One of the big cliches of Hollywood films is the liberal teacher going into a school of poor children with a set of firey ideals. Sincere presentations are a dime a dozen – the most famous one is probably Freedom Writers starring Hillary Swank, though I always end up thinking of The Ron Clark Story. These are fawning presentations of idealistic crusaders who fight active corruption, bureaucratic indifference, and the children’s own trauma by the deployment of righteous speeches – furious when addressing the first two, kindhearted and occasionally furious when addressing the latter. When they succeed, it’s often played as a reward for their innate goodness, and we are expected to hope that more people will take up the goodness of these teachers. This very easily feeds the parodies, in which the teachers are delusional in either their success rate or their goals; most famously, South Park parodying the whole affair by having Eric Cartman screech “HOW DO I REACH THEEES KEEEEEEEDS?!”, though there’s also a parody on Family Guy in which Brian Griffin finds himself in deep over his head trying to teach. The parodies tend to play the teacher as wildly out of touch with reality; sometimes it goes far enough that they snap under the pressure because the kids are simply too difficult, and this is gleefully played as hypocrisy.

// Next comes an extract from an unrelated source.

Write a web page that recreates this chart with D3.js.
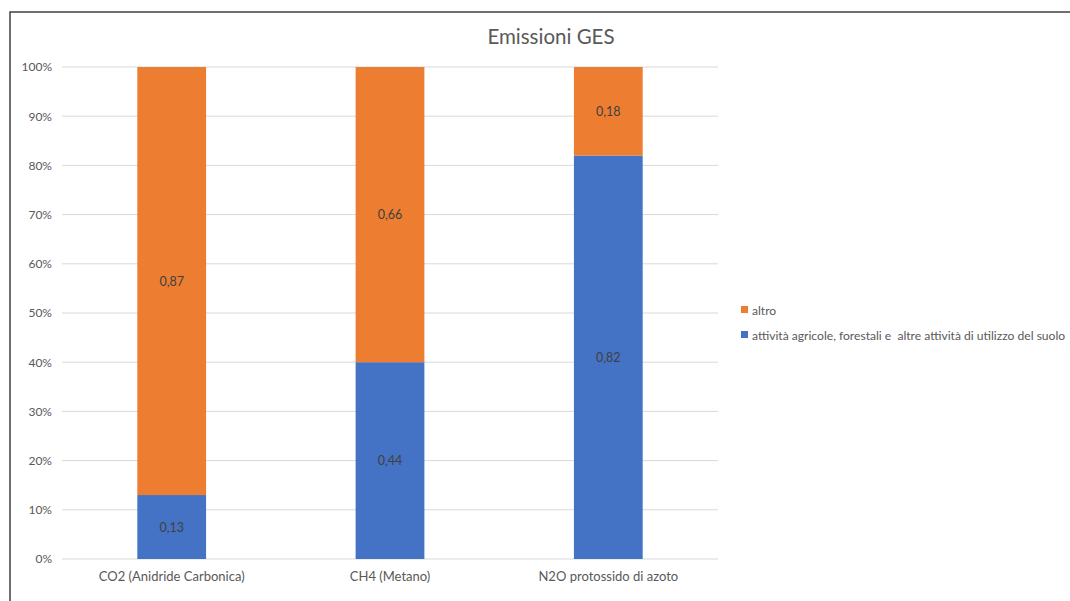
<!DOCTYPE html>
<html>
<head>
<meta charset="utf-8">
<script src="https://cdn.jsdelivr.net/npm/d3@7"></script>
<style>
  html, body { margin: 0; padding: 0; background: #fff; overflow: hidden; }
  svg { display: block; font-family: Lato, "Open Sans", sans-serif; }
</style>
</head>
<body>
<svg id="chart" width="1070" height="601"></svg>
<script>
// Greenhouse gas emissions: share by source, per gas (100% stacked)
const categories = ["CO2 (Anidride Carbonica)", "CH4 (Metano)", "N2O protossido di azoto"];
const seriesNames = ["attività agricole, forestali e  altre attività di utilizzo del suolo", "altro"];
const agricolturaValues = [0.13, 0.44, 0.82];
const altroValues = [0.87, 0.66, 0.18];
const tickValues = [0, 0.1, 0.2, 0.3, 0.4, 0.5, 0.6, 0.7, 0.8, 0.9, 1.0];
const colors = ["#4472C4", "#ED7D31"];

const svg = d3.select("#chart");
const FONT = "Lato, 'Open Sans', sans-serif";

// chart frame
svg.append("rect")
  .attr("x", 10).attr("y", 12)
  .attr("width", 1100).attr("height", 700)
  .attr("fill", "#fff")
  .attr("stroke", "#404040").attr("stroke-width", 1.5);

const plot = { left: 62, right: 718, top: 67, bottom: 559 };

const x = d3.scaleBand()
  .domain(categories)
  .range([plot.left, plot.right])
  .paddingInner(0.685)
  .paddingOuter(0.345);

const y = d3.scaleLinear().domain([0, 1]).range([plot.bottom, plot.top]);

// title
svg.append("text")
  .attr("x", 551)
  .attr("y", 44)
  .attr("text-anchor", "middle")
  .attr("fill", "#595959")
  .attr("font-size", 20.5)
  .text("Emissioni GES");

// gridlines
svg.append("g")
  .selectAll("line")
  .data(tickValues)
  .join("line")
  .attr("x1", plot.left).attr("x2", plot.right)
  .attr("y1", d => y(d)).attr("y2", d => y(d))
  .attr("stroke", "#d9d9d9").attr("stroke-width", 1);

// y axis labels
const yAxis = d3.axisLeft(y)
  .tickValues(tickValues)
  .tickFormat(d3.format(".0%"))
  .tickSize(0)
  .tickPadding(10);
const yg = svg.append("g").attr("transform", `translate(${plot.left},0)`).call(yAxis);
yg.select(".domain").remove();
yg.selectAll("text").attr("fill", "#595959").attr("font-size", 12)
  .attr("font-family", FONT);

// stacked data, normalised per category
const rows = categories.map((c, i) => ({ cat: c, agri: agricolturaValues[i], altro: altroValues[i] }));
const stack = d3.stack().keys(["agri", "altro"]).offset(d3.stackOffsetExpand);
const stacked = stack(rows);
const rawByKey = { agri: agricolturaValues, altro: altroValues };

const layers = svg.append("g").selectAll("g")
  .data(stacked)
  .join("g")
  .attr("fill", (d, i) => colors[i]);

layers.selectAll("rect")
  .data(d => d.map((p, i) => ({ p, i, key: d.key })))
  .join("rect")
  .attr("x", d => x(d.p.data.cat))
  .attr("width", x.bandwidth())
  .attr("y", d => y(d.p[1]))
  .attr("height", d => y(d.p[0]) - y(d.p[1]));

// value labels (raw values, comma decimal)
const fmt = v => d3.format(".2f")(v).replace(".", ",");
svg.append("g").selectAll("g")
  .data(stacked)
  .join("g")
  .selectAll("text")
  .data(d => d.map((p, i) => ({ p, i, key: d.key })))
  .join("text")
  .attr("x", d => x(d.p.data.cat) + x.bandwidth() / 2)
  .attr("y", d => (y(d.p[0]) + y(d.p[1])) / 2 + 4.5)
  .attr("text-anchor", "middle")
  .attr("fill", "#404040")
  .attr("font-size", 12.5)
  .text(d => fmt(rawByKey[d.key][d.i]));

// x axis labels
const xAxis = d3.axisBottom(x).tickSize(0).tickPadding(13);
const xg = svg.append("g").attr("transform", `translate(0,${plot.bottom})`).call(xAxis);
xg.select(".domain").remove();
xg.selectAll("text").attr("fill", "#595959").attr("font-size", 13)
  .attr("font-family", FONT);

// legend (top entry: altro)
const legendItems = [
  { name: seriesNames[1], color: colors[1] },
  { name: seriesNames[0], color: colors[0] }
];
const lg = svg.append("g").selectAll("g")
  .data(legendItems)
  .join("g")
  .attr("transform", (d, i) => `translate(741,${310 + i * 25})`);
lg.append("rect").attr("x", 0).attr("y", -4).attr("width", 7).attr("height", 7).attr("fill", d => d.color);
lg.append("text").attr("x", 11).attr("y", 4.5)
  .attr("fill", "#595959").attr("font-size", 12.1)
  .style("white-space", "pre")
  .text(d => d.name);
</script>
</body>
</html>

Which is what makes Please, Sir! so strange. I have only seen the film – based on the sitcom of the same name – but it presents its teacher, Bernard Hedges, performing pretty much the same actions that you would see in any righteous teacher story. The film kicks off with him furious to discover his class of students – all from poor or working class backgrounds – are not being considered for a field trip like the other students, which he attributes to discrimination against them, and he successfully browbeats the faculty into allowing him to take them on a field trip same as everyone else. At the same time, whenever he’s actually spending time with his students, he’s constantly insulting and berating them, and what’s really strange is that there is absolutely no ideological drive behind presenting these seemingly contradictory traits. Please, Sir! is a product of the British television industry, and say what you will about British culture, it’s something where everyone knows exactly what their job is supposed to be.
I’ve always had a deep admiration for how clear-eyed British television and film tends to be, no matter the genre or the position a person is in. It’s most visible in the spear carrier roles – not only do the actors go out of their way to embody the character in only a few minutes of screen time, the writers structure the story so the character has a specific purpose, both as people with motivations and as gears turning the engine of the story. I think of that theatre saying – you ask the guy who plays the gravedigger what Hamlet is about, and he’ll tell you it’s about a gravedigger who meets a prince. Please, Sir! is not interested in proving any kind of a point – it is genuinely only interested in delivering farce plots and funny one-liners, and it uses a teacher in a poor/working class environment as a vehicle for that much as Are You Being Served? uses a department store. Hedge’s righteous speeches and cutting insults aren’t part of a larger point, they’re just behaviours we’ve chosen to follow.
This makes the story feel human and like it squares the difference between idealism and pragmatism in an interesting way. Hedges believes 100% that his students deserve the same chance to go on a field trip that any other student would get, and he believes 100% that his students are, in practice, really annoying, and he believes 100% that the second condition does not cancel out the first. There are people in this world who do not have ideals – who don’t even understand the concept of ideals – who often sneer at people like Hedges because they know they personally would give up at the first inconvenience or unpleasantry; they are the people who write lines like “HOW DO I REACH THESE KEEEEEDS?!”. Any half-competent idealist like Hedges takes initial inconvenience in stride (even if they snark their way through it) because they know it’s the price you pay for doing good. Just because the kids squander their chance doesn’t mean they didn’t deserve it. A real idealist doesn’t run from suffering – they pick the suffering they’re willing to put up with.